By Anastasia Landeros
In partnership with the Los Angeles Economic and Workforce Development Department (EWDD) and the Workforce Development Board (WDB), East Los Angeles College received a $300,000 grant to develop and implement a drone and robotics program.
The Commercial Drone/ Robotics Training Program will offer students the opportunity to learn programming languages and obtain the credentials needed to work within the Unmanned Aerial Vehicle (UAV) industry.
UVA refers to aircraft without a human pilot onboard, and is either remote controlled by a pilot or selfpiloted using onboard computers that are programmed to fly the drone. The curriculum for the program will be developed by ELAC Engineering and Technology Department faculty and staff in conjunction with the Tesla Foundation, a not-for-profit think tank dedicated to workforce development and technology education.
ELAC’s robotics program will act as the foundation of the curriculum. Participating students will learn UAV theory and computer languages like C++, Adrinos and Python.
The Engineering and Technology Department chairperson Jose C. Ramirez said that ELAC was chosen to create the program because of its existing courses in engineering and technology.
“ELAC has more engineering classes, so we are the ideal. We have a robotics class. We have an Adrinos class. We have a robotics team.” The pilot program currently consists of individuals seeking job opportunities through the WDB. School program developers plan to expand the program into a permanent staple of the ELAC course catalogue once the program establishes its final curriculum.
The Science, Technology, Engineering and Math (STEM) program director Dr.
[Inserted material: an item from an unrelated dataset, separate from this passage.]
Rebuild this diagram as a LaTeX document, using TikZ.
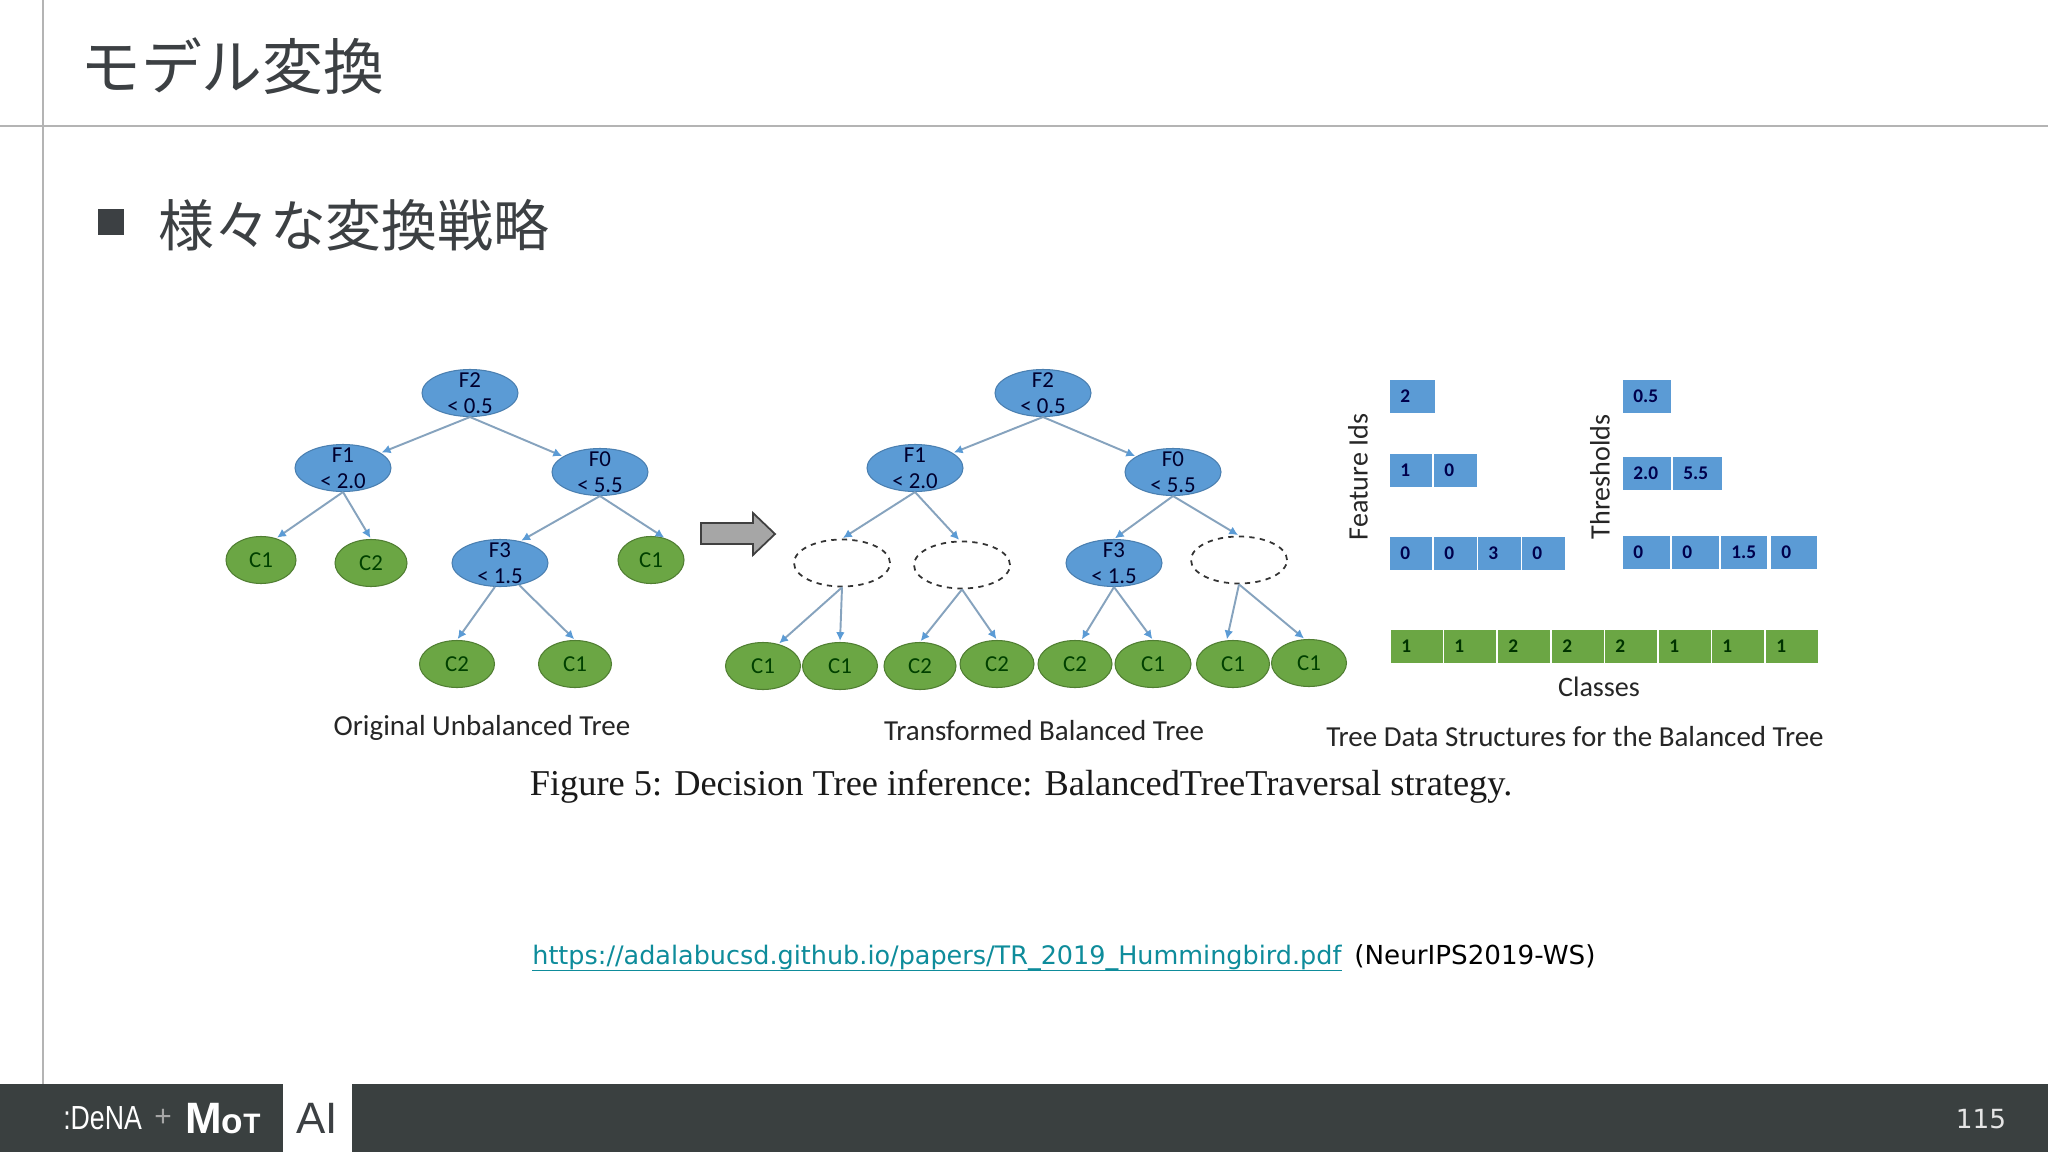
\documentclass[tikz,border=0pt]{standalone}
\usepackage{fontspec}
\setmainfont{Carlito}
\newfontfamily\jpfont{Noto Sans CJK JP}
\newfontfamily\capfont{Liberation Serif}
\newfontfamily\urlfont{DejaVu Sans}
\newfontfamily\logofont{Liberation Sans}
\usetikzlibrary{arrows.meta,shapes.geometric}

\definecolor{splitblue}{HTML}{5B9BD5}
\definecolor{splitline}{HTML}{4A7FB0}
\definecolor{leafgreen}{HTML}{6BA644}
\definecolor{leafline}{HTML}{507E32}
\definecolor{edgegray}{HTML}{86A3BE}
\definecolor{footdark}{HTML}{3A4040}
\definecolor{rulegray}{HTML}{B4B4B4}
\definecolor{inkdark}{HTML}{3C4043}
\definecolor{linkteal}{HTML}{0E8C9B}
\def\px{0.02cm}

\tikzset{
	edge/.style={edgegray, line width=1.1pt, shorten >=0.6pt, -{Latex[length=5pt,width=5pt,color=splitblue]}},
	splitnode/.style={ellipse, fill=splitblue, draw=splitline, line width=0.6pt, inner xsep=0pt, inner ysep=-3.5pt, minimum width=96*\px, minimum height=47*\px, align=center, text=black!70!blue!60!black, font=\fontsize{13}{14.8}\selectfont},
	leafnode/.style={ellipse, fill=leafgreen, draw=leafline, line width=0.6pt, inner sep=0pt, minimum width=#1*\px, minimum height=47*\px, text=green!25!black, font=\fontsize{13}{14.8}\selectfont},
	gapnode/.style={ellipse, fill=white, draw=black!80, dashed, line width=1pt, inner sep=0pt, minimum width=96*\px, minimum height=47*\px},
	cell/.style={rectangle, anchor=west, fill=#1, inner ysep=0pt, inner xsep=10*\px, minimum height=33*\px, align=left, font=\fontsize{11}{12}\selectfont\bfseries},
	bluecell/.style={cell=splitblue, text=blue!30!black},
	greencell/.style={cell=leafgreen, text=green!20!black},
	plotlabel/.style={text=black!85, inner sep=0pt, font=\fontsize{16}{19}\selectfont},
	treelabel/.style={text=black!85, inner sep=0pt, font=\fontsize{16.5}{19}\selectfont}
}

\begin{document}
\begin{tikzpicture}[x=\px, y=-\px]
	\useasboundingbox (0, 0) rectangle (2048, 1152);
	\fill[white]	(0, 0) rectangle (2048, 1152);

	\draw[rulegray, line width=1.6pt]	(43, 0) to (43, 1084);
	\draw[rulegray, line width=1.6pt]	(0, 126) to (2048, 126);
	\fill[footdark]	(0, 1084) rectangle (2048, 1152);
	\fill[white]	(283, 1084) rectangle (352, 1152);
	\fill[inkdark]	(98, 209) rectangle (124, 235);

	\node[anchor=west, inner sep=0pt, text=inkdark, font=\jpfont\fontsize{34.6}{40}\selectfont] (title) at (80, 66) {モデル変換};
	\node[anchor=west, inner sep=0pt, text=inkdark, font=\jpfont\fontsize{31.8}{38}\selectfont] (bullet) at (158, 225) {様々な変換戦略};

	\foreach \n/\x/\y/\t in {F2/470/393/F2\\< 0.5, F1/343/468/F1\\< 2.0, F0/600/472/F0\\< 5.5, F3/500/563/F3\\< 1.5, Ftwo/1043/393/F2\\< 0.5, Fone/915/468/F1\\< 2.0, Fzero/1173/472/F0\\< 5.5, Fthree/1114/563/F3\\< 1.5}
		\node[splitnode] (\n) at (\x, \y) {\t};

	\foreach \n/\x/\y in {gapa/842/563, gapb/962/565, gapc/1239/560}
		\node[gapnode] (\n) at (\x, \y) {};

	\foreach \n/\x/\y/\w/\t in {oa/261/560/70/C1, ob/371/563/72/C2, oc/651/560/66/C1, od/457/664/75/C2, oe/575/664/73/C1, la/763/666/75/C1, lb/840/666/75/C1, lc/920/666/72/C2, ld/997/664/74/C2, le/1075/664/74/C2, lf/1153/664/76/C1, lg/1233/664/73/C1, lh/1309/663/75/C1}
		\node[leafnode=\w] (\n) at (\x, \y) {\t};

	\foreach \a/\b in {F2.south/F1, F2.south/F0, F1.south/oa.55, F1.south/ob.north, F0.south/F3.47, F0.south/oc.57, F3.258/od.north, F3.-49/oe.north, Ftwo.south/Fone, Ftwo.south/Fzero, Fone.south/gapa.north, Fone.south/gapb.95, Fzero.south/Fthree.north, Fzero.south/gapc.north, gapa.south/la.55, gapa.south/lb.north, gapb.south/lc.north, gapb.south/ld.north, Fthree.south/le.75, Fthree.south/lf.north, gapc.south/lg.105, gapc.south/lh.100}
		\draw[edge]	(\a) -- (\b);

	\draw[fill=black!35, draw=black!75, line width=1pt]	(701, 523) -- (753, 523) -- (753, 513) -- (775, 534) -- (753, 555) -- (753, 544) -- (701, 544) -- cycle;

	\foreach \n/\x/\w/\y/\t in {fa/1390/45/396/2, fb/1390/42/470/1, fc/1434/43/470/0, fd/1390/42/553/0, fe/1434/43/553/0, ff/1478/43/553/3, fg/1522/43/553/0, ta/1623/48/396/0.5, tb/1623/48/473/2.0, tc/1673/49/473/5.5, td/1623/47/552/0, te/1672/47/552/0, tf/1721/46/552/1.5, tg/1771/46/552/0}
		\node[bluecell, text width=(\w-20)*\px] (\n) at (\x, \y) {\t};

	\foreach \n/\x/\t in {ca/1391/1, cb/1444/1, cc/1498/2, cd/1552/2, ce/1605/2, cf/1659/1, cg/1712/1, ch/1766/1}
		\node[greencell, text width=31.5*\px] (\n) at (\x, 646) {\t};

	\node[plotlabel, rotate=90] (featureids) at (1358, 477) {Feature Ids};
	\node[plotlabel, rotate=90] (thresholds) at (1600, 477) {Thresholds};
	\node[plotlabel] (classes) at (1599, 687) {Classes};
	\node[treelabel] (original) at (482, 728) {Original Unbalanced Tree};
	\node[treelabel] (balanced) at (1044, 731) {Transformed Balanced Tree};
	\node[treelabel] (structures) at (1575, 737) {Tree Data Structures for the Balanced Tree};

	\node[inner sep=0pt, text=black!90, font=\capfont\fontsize{20.7}{24}\selectfont] (caption) at (1021, 787) {Figure 5: Decision Tree inference: BalancedTreeTraversal strategy.};

	\node[anchor=base west, inner sep=0pt, text=linkteal, font=\urlfont\fontsize{14.5}{18}\selectfont] (source) at (532, 964) {https://adalabucsd.github.io/papers/TR\_2019\_Hummingbird.pdf};
	\node[anchor=base west, inner sep=0pt, font=\urlfont\fontsize{14.9}{18}\selectfont] (venue) at (1354, 964) {(NeurIPS2019-WS)};
	\draw[linkteal, line width=0.7pt]	(source.south west) -- (source.south east);

	\node[anchor=west, inner sep=0pt, text=white, transform shape, xscale=0.8, font=\logofont\fontsize{19}{22}\selectfont] (dena) at (63, 1118) {:DeNA};
	\node[inner sep=0pt, text=black!35, font=\logofont\fontsize{17}{20}\selectfont] (plus) at (163, 1118) {+};
	\node[anchor=base west, inner sep=0pt, text=white, font=\logofont\bfseries\fontsize{25}{30}\selectfont] (mot) at (185, 1133) {M{\fontsize{20}{24}\selectfont o}{\fontsize{16}{20}\selectfont T}};
	\node[inner sep=0pt, text=inkdark, font=\logofont\fontsize{25}{30}\selectfont] (ai) at (317, 1118) {AI};
	\node[inner sep=0pt, text=black!10, font=\urlfont\fontsize{15}{18}\selectfont] (pageno) at (1981, 1119) {115};
\end{tikzpicture}
\end{document}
Armando Rivera said that because the UAV industry is an emerging field, ELAC wants to be the first to educate its workers, who will have the opportunity to branch out into different areas within its scope.
“That’s, I think, the beauty of (the industry). It’s not going to box you into one thing.” Rivera went on to say that students that participate in the program can go into areas like drone programming, safety, mechanics and management.
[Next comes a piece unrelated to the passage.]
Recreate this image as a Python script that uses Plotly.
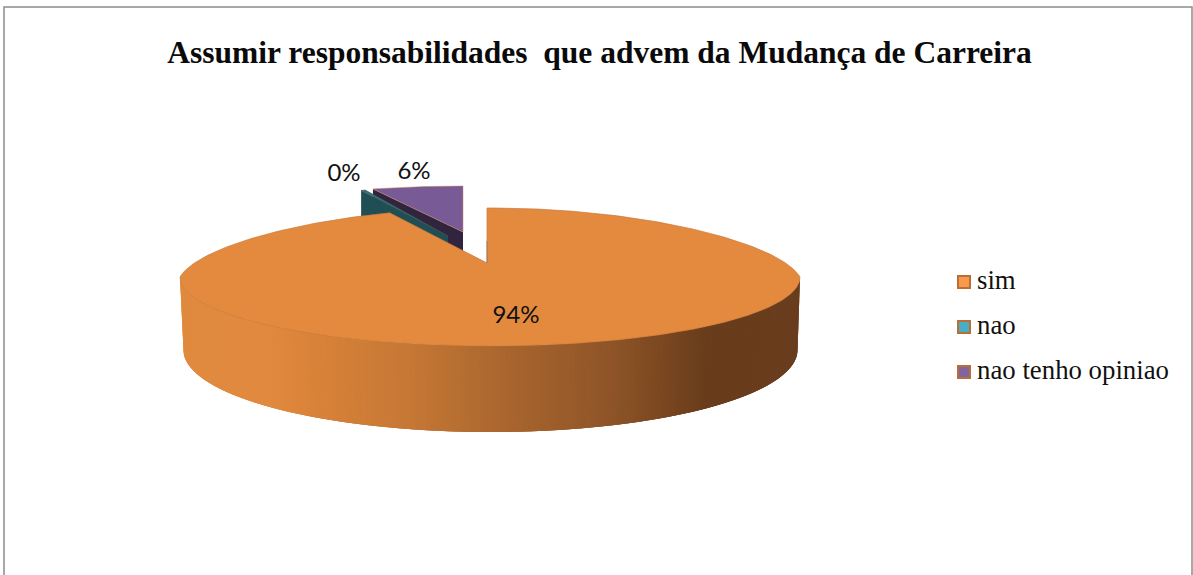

Touching on the application of the skills learned through the program, Rivera said that graduating students will be able to take their knowledge and apply it to industries outside of UAV such as entertainment, safety and sports, referring to the use of drones during the recent Super Bowl halftime show.
According to Ramirez, the EWDD will be seeking employers to place students that graduate from the program into positions that match their course of study. Of the partnership between the Tesla Foundation, Rivera said it’s mutually beneficial, as “they have the vision and we have the students.”